4 de maio de 2003

Hora de reformar

Jornal O Estado do Maranhão 
Acusam o presidente Lula da Silva e o PT de incoerência. De fato, depois de chegar ao poder, o partido e seu mais expressivo líder rapidamente colocaram em prática as políticas econômicas tenazmente por eles combatidas durante décadas, sem ao menos dar a seus eleitores o consolo da implantação de suas próprias receitas, recomendadas anteriormente, supostamente destinadas à cura da injustiça social no nosso país.
O chamado neoliberalismo, de que a administração passada era “acusada”, foi adotado sem nenhum acanhamento pela atual, antes oposição, embora não se mencione mais a palavra execrada, neoliberal. Não se ouve mais essa “acusação” contra ninguém. Todavia, a política é a mesma, com uma diferença: sua aplicação é radical agora, embora sua denominação tenha desaparecido. Nem mesmo a atual oposição, anteriormente governo, “insulta” de neoliberal a nova direção petista do país. Lembra-se, quem sabe, de sua antiga defesa das políticas governamentais de hoje.
Esses os fatos. Vamos ao mérito da acusação política contra Lula.
Ora, coerência pode ser, muitas vezes, teimosia, burrice, recusa de ver a realidade mutante, desconfiança do desconhecido. Dizer de alguém, por exemplo, que, é coerente pode soar como uma forma de encobrir um birrento, desses de dizer que, se a realidade não está de acordo com suas pré-concepções, pior para a realidade. Se o partido mudou, ou pelo menos seus dirigentes e a maioria de seus membros, foi porque percebeu a necessidade de fazê-lo, dadas as limitações da economia brasileira e a responsabilidade com o país, assumida desde o momento da vitória nas eleições presidenciais. Onde está a incoerência? Esta, como diz o Houaiss, é “falta de lógica; ausência de ligação, de nexo entre fatos, idéias, ações etc.”. Não é isso que se vê. O partido teve, isto sim, apenas uma espécie de crise de bom senso, escasso no passado, é verdade, que, como a CPMF, que todos pensavam ser provisória, vem, felizmente, se revelando permanente. A política econômica atual, de responsabilidade fiscal e de aperto monetário, é adequada ao momento presente e, certamente, a qualquer época. Alguns poucos deputados do PT insistem nas antigas propostas. Estão sendo teimosos e cegos.

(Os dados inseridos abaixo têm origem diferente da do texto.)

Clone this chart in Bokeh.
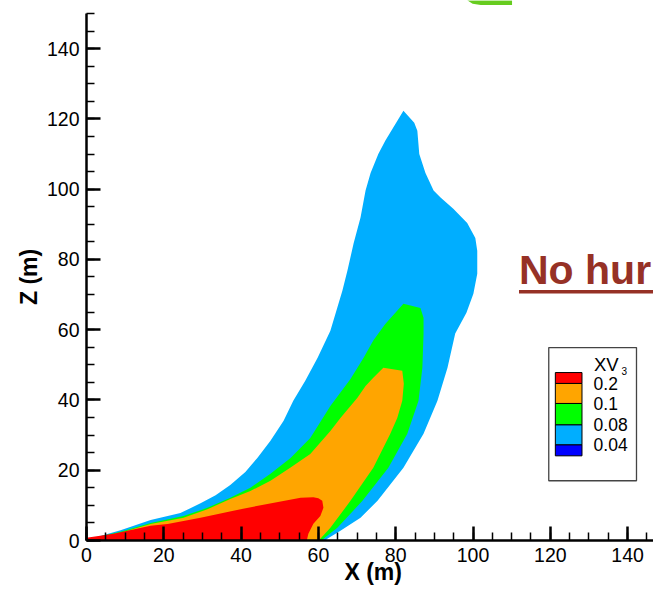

Todos gostaríamos de aplicar mais verbas nas áreas sociais, tão necessitadas de investimentos, para diminuir as desigualdades. A eliminação destas fará do Brasil não apenas um país mais justo, mas uma grande potência econômica. Contudo, de onde é possível tirar tais recursos, senão de uma economia saudável, a ser construída com políticas macroeconômicas coerentes e consistentes, como as que o PT adotou, capazes de gerar aqueles meios financeiros? Enquanto não se inventar algo melhor do que a economia de mercado, essa é a regra do jogo. Tudo tem um preço. O da aplicação inconseqüente de recursos em programas sociais, sem uma base econômica forte, gera o caos econômico, social e político, como já ocorreu em alguns países.
É nesse contexto que devem ser analisadas as reformas encaminhadas, ou a ponto de encaminhamento, pelo governo, ao Congresso. A da previdência procura eliminar, a longo prazo, o desequilíbrio do sistema previdenciário, contribuindo, dessa forma, para o equilíbrio orçamentário do setor público e, portanto, a saúde econômica da nação. A tributária propõe reduzir custos da atividade econômica, sem perda de receita do setor público, tornando nossa economia mais eficiente e capaz de superar nossos competidores nos mercados internacionais.
Naturalmente, a discussão das reformas, não importa se as chamamos de neoliberais ou não, terá de levar em consideração os interesses dos diversos grupos sociais. A importante questão, de natureza essencialmente política, de decidir com justiça sobre ganhadores e perdedores nesse processo, irá influenciar o resultado das reformas e o nosso futuro. Resolvê-la é o nosso desafio agora. Vencê-lo é contribuir para a construção do Brasil que desejamos legar às gerações futuras.